_Given instruction_
From the listing below, restate word for word the lines from the line containing "Write the Altair code for this chart." down through the line containing "import pandas as pd". Exclude pictures.

_Data rows_
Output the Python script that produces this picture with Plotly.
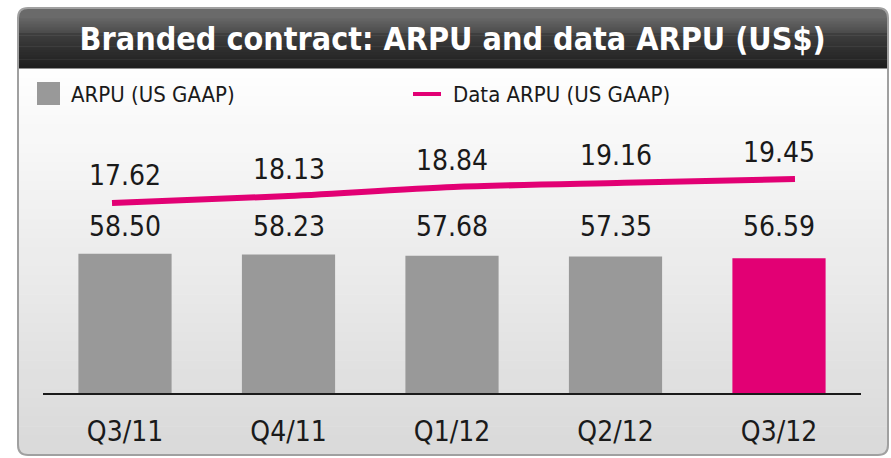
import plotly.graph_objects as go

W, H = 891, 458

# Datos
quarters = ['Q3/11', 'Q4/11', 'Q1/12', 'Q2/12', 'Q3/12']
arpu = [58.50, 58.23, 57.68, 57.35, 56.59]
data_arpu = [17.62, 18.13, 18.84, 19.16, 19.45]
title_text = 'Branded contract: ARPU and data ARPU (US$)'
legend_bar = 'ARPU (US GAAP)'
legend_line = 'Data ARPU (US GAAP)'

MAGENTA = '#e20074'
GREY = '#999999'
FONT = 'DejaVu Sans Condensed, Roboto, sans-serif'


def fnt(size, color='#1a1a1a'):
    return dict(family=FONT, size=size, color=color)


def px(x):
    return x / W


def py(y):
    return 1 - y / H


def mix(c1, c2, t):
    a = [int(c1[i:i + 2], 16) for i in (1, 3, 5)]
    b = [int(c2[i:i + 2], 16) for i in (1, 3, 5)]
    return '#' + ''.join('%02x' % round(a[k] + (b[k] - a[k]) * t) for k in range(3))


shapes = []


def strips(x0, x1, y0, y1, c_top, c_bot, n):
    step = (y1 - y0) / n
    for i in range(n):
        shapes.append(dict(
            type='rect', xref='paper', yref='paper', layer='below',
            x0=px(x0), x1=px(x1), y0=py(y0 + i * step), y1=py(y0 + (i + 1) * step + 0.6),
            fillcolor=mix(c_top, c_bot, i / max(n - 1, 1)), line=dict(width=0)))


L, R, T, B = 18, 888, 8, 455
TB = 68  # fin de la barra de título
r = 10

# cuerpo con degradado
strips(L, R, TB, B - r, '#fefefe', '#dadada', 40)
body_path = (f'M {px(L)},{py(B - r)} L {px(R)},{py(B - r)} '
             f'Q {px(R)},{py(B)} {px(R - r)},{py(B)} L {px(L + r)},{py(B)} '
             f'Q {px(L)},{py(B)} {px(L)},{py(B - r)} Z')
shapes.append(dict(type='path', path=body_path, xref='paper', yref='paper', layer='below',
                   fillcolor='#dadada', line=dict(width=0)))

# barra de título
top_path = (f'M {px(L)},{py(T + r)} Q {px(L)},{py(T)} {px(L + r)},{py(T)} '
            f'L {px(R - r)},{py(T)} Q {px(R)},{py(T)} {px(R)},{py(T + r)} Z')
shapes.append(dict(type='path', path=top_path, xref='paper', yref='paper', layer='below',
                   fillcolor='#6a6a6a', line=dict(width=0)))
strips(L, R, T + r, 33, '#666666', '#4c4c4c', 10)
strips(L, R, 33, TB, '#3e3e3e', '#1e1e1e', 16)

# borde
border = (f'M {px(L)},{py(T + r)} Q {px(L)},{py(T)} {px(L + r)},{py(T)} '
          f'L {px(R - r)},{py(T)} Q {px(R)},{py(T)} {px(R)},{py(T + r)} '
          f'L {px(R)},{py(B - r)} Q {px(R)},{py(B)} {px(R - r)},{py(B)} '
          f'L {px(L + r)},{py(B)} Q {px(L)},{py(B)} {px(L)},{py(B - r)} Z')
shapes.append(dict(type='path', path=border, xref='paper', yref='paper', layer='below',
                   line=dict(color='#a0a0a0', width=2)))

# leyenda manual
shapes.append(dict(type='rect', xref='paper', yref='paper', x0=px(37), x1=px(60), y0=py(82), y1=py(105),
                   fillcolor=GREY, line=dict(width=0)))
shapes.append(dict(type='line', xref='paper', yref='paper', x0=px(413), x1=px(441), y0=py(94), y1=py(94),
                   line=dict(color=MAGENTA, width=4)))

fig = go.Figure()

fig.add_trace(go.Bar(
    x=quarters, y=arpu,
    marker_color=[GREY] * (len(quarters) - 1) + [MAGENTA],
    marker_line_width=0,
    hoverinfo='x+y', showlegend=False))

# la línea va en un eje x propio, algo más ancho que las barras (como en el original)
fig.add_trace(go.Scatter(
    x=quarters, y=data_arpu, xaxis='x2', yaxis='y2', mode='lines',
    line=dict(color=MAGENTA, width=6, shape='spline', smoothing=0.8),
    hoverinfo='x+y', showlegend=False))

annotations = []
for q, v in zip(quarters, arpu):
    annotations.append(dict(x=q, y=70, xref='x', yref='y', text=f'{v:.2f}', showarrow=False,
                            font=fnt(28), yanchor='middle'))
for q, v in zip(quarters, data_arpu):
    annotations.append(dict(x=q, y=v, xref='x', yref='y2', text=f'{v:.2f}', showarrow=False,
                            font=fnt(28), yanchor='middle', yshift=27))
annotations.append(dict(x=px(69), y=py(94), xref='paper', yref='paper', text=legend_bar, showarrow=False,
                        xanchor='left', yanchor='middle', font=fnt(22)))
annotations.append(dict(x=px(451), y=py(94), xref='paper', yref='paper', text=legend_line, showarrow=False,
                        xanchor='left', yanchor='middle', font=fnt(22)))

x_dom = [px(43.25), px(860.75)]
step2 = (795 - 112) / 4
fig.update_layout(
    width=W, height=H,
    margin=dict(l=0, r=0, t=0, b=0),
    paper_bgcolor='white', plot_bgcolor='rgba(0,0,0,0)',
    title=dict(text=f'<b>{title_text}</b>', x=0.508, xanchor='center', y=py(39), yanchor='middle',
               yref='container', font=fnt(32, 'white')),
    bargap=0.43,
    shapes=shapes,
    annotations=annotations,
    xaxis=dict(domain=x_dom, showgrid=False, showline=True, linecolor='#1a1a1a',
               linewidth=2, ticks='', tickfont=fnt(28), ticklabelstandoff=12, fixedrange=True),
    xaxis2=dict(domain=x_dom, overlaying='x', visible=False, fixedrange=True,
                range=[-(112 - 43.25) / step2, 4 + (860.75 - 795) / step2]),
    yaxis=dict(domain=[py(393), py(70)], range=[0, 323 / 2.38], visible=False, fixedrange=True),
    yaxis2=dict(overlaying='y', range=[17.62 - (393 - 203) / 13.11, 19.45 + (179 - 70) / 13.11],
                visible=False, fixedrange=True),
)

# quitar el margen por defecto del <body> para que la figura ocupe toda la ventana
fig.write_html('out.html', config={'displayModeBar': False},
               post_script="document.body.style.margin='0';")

==

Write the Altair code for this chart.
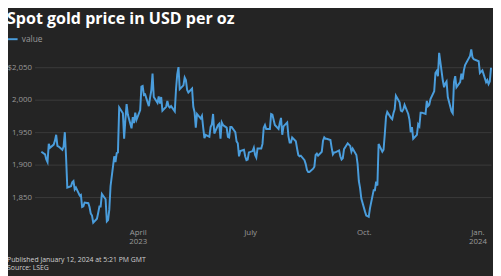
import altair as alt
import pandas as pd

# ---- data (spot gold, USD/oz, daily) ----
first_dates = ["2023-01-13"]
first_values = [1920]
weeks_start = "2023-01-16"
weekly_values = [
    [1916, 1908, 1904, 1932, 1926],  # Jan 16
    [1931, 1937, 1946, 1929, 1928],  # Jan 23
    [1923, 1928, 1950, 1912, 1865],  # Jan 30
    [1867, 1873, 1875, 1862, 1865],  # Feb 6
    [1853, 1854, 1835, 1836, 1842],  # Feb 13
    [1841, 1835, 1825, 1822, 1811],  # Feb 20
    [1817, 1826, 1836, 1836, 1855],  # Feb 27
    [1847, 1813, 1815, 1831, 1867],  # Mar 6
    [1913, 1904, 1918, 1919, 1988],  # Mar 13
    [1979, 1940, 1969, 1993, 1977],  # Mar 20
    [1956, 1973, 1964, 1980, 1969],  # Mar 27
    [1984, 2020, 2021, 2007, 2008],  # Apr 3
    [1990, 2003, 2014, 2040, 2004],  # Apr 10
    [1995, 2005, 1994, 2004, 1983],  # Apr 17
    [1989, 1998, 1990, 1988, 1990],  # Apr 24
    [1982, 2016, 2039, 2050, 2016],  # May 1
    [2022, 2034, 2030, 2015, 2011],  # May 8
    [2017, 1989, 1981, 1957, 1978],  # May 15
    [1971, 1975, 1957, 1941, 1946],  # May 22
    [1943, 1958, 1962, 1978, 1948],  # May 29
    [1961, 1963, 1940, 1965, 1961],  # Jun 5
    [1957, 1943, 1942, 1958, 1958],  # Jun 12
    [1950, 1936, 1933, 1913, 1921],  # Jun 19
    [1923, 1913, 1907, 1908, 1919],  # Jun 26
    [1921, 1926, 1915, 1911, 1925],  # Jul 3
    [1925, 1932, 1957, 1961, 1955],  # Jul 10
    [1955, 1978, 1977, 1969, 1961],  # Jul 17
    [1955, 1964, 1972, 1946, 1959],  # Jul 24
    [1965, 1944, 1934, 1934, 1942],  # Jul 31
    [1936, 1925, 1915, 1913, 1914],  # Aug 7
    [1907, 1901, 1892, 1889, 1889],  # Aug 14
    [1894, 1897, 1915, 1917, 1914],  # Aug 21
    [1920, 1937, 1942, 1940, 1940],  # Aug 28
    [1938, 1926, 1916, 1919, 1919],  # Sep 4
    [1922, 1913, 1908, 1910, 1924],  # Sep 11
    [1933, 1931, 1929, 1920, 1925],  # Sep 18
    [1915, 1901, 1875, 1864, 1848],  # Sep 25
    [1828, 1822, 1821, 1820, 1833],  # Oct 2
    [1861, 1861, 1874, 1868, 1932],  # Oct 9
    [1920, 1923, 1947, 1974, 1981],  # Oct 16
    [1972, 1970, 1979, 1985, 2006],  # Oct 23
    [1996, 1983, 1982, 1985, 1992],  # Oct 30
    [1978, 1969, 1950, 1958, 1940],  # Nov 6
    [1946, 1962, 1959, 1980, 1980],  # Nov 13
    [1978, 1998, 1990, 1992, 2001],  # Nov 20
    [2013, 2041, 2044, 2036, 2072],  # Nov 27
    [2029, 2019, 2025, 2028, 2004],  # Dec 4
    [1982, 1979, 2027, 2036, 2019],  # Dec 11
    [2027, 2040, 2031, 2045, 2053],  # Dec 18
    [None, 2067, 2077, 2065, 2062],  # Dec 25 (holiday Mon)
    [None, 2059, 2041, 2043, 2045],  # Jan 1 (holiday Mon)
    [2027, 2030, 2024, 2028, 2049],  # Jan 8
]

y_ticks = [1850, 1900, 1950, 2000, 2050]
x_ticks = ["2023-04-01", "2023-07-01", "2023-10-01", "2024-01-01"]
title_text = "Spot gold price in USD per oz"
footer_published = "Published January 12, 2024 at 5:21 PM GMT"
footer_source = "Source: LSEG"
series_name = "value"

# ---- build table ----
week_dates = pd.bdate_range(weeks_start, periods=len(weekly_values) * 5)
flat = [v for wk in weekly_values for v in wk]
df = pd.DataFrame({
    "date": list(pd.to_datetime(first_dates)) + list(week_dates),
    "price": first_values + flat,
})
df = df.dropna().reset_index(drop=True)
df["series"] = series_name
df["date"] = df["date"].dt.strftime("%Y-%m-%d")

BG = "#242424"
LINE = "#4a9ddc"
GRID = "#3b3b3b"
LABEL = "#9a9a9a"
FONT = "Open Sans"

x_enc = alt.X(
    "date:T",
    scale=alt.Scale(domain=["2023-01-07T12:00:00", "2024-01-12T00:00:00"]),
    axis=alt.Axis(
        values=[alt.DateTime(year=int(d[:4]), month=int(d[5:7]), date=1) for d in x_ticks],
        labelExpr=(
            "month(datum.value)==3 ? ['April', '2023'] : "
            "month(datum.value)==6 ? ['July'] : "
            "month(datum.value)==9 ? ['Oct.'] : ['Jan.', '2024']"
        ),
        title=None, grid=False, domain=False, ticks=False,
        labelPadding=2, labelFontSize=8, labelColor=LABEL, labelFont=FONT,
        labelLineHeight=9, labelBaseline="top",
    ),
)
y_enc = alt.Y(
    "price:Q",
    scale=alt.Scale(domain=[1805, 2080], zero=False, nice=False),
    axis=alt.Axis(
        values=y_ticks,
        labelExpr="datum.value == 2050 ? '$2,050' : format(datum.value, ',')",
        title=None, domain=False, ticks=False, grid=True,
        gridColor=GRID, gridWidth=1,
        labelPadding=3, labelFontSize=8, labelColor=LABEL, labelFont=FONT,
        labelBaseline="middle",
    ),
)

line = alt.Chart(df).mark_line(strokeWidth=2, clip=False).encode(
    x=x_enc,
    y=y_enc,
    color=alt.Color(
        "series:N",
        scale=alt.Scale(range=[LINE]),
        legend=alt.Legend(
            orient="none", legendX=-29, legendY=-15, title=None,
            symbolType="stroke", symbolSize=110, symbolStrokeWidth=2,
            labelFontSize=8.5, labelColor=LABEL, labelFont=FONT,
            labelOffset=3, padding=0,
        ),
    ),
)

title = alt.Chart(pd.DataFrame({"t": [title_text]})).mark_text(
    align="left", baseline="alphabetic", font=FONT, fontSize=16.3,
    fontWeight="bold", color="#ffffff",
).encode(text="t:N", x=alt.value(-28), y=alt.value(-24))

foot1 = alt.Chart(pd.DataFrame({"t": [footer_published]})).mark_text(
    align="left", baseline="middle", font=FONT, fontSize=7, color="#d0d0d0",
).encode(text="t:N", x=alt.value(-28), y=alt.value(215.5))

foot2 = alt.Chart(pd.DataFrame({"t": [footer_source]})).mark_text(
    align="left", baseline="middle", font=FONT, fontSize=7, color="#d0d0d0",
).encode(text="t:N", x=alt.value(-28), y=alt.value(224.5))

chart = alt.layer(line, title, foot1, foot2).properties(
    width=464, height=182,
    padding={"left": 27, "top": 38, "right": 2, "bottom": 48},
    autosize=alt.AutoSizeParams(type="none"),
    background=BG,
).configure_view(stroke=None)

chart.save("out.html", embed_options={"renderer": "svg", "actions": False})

* * *

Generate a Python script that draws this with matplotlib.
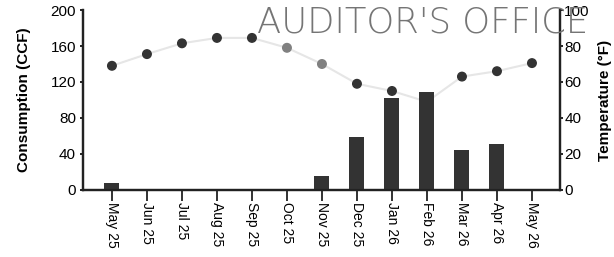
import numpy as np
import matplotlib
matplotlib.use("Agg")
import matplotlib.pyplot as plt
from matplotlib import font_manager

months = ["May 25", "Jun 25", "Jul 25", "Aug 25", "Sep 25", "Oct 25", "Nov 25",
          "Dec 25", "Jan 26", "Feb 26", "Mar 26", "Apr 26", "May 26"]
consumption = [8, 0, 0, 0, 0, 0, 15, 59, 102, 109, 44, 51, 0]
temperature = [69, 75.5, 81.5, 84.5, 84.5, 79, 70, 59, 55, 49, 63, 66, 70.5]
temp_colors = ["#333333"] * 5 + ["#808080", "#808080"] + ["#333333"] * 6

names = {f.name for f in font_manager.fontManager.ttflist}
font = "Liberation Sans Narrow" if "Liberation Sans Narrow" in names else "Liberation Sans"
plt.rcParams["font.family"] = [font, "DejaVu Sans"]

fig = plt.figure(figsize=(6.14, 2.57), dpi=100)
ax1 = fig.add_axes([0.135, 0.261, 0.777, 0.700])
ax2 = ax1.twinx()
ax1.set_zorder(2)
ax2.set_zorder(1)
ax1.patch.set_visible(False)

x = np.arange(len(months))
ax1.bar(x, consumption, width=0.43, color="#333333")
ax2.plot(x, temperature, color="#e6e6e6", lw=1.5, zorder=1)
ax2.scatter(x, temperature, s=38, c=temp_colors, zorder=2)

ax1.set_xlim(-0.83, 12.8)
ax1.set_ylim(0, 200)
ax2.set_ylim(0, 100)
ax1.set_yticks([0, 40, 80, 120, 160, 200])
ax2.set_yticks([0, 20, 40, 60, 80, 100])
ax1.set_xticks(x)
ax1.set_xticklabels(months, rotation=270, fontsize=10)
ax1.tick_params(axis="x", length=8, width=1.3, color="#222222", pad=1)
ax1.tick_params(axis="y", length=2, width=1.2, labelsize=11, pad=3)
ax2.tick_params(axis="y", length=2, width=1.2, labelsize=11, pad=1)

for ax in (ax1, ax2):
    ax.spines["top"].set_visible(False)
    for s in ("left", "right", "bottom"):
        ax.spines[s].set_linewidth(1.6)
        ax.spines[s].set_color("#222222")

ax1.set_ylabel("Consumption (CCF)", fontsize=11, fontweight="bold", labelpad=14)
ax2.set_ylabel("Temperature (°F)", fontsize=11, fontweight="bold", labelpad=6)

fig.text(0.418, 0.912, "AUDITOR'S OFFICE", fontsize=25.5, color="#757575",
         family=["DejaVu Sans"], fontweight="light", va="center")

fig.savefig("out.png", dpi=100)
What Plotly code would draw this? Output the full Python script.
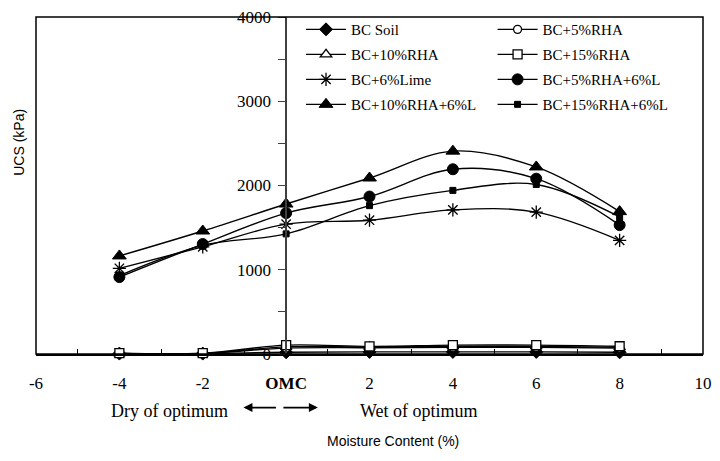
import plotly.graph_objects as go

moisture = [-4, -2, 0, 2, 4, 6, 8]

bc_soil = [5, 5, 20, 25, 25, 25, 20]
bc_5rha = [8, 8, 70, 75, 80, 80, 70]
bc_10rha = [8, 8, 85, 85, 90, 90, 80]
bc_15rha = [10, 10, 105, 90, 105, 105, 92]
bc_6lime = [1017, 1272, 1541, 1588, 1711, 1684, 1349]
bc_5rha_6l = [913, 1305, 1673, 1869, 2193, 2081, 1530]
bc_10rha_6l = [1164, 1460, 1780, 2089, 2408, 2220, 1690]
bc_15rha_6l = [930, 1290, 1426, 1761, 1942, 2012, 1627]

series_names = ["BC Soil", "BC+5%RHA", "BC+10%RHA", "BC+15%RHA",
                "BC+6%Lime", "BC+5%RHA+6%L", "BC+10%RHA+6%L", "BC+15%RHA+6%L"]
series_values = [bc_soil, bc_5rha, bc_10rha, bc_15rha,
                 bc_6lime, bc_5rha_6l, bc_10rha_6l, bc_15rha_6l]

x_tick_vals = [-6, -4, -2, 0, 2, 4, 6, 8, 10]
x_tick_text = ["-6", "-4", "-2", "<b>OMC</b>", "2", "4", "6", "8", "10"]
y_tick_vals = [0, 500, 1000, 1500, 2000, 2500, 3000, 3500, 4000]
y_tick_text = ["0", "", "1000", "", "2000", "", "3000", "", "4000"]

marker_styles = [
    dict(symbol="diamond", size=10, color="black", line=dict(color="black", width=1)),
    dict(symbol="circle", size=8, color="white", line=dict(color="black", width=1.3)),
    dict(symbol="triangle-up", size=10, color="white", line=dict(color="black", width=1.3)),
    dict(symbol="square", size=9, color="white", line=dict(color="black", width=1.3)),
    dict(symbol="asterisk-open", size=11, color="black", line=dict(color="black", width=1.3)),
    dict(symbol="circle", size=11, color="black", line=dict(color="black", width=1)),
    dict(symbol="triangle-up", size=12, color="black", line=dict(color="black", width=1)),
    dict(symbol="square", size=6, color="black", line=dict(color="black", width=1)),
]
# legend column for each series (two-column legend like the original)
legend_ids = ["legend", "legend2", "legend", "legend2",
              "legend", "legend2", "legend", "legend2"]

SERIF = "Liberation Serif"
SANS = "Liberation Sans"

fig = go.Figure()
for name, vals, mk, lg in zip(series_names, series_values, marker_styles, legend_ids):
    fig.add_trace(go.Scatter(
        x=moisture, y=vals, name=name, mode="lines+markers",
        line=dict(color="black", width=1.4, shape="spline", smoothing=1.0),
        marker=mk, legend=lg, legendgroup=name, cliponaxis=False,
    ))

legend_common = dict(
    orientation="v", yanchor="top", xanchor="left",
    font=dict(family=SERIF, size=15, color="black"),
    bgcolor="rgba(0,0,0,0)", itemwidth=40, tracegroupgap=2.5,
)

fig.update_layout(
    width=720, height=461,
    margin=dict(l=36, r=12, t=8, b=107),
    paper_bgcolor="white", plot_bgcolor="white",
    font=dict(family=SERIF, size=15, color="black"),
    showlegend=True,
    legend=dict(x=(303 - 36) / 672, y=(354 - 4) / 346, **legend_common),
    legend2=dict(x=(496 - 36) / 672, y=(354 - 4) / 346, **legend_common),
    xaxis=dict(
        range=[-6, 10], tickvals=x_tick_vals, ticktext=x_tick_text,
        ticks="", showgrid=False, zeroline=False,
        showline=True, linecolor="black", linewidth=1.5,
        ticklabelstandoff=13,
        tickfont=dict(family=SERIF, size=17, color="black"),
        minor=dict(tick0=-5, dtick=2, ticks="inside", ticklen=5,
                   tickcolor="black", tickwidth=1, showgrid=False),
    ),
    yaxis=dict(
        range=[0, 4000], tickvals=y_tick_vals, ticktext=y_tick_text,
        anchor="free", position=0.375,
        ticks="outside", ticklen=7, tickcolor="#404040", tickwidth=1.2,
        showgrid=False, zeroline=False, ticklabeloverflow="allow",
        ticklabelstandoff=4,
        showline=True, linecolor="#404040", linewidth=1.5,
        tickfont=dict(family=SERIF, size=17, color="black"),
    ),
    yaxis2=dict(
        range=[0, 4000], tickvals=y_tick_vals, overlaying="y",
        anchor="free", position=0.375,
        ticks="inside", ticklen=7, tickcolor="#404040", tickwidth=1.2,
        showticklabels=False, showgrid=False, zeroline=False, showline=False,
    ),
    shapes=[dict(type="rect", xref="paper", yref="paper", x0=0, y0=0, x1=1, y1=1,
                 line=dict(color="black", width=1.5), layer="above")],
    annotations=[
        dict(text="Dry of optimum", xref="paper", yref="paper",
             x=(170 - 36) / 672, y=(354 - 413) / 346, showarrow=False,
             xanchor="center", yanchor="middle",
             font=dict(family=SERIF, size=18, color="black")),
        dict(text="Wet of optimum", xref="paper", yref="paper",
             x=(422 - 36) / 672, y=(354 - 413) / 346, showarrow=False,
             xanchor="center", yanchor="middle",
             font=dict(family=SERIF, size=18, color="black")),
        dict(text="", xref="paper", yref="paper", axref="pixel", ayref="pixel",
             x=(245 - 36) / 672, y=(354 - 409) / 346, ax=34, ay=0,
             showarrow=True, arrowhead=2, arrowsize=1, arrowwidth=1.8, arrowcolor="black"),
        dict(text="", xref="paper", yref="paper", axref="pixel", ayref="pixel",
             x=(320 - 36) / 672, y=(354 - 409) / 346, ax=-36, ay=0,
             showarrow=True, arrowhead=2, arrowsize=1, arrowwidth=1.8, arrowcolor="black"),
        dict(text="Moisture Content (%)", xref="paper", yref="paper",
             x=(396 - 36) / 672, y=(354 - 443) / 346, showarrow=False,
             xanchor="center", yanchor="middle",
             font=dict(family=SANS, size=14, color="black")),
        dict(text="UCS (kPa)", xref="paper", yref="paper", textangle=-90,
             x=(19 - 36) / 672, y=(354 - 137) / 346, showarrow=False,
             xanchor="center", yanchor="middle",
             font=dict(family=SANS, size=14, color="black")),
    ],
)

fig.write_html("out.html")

_Answer in full_
Write the Altair code for this chart.
import altair as alt
import pandas as pd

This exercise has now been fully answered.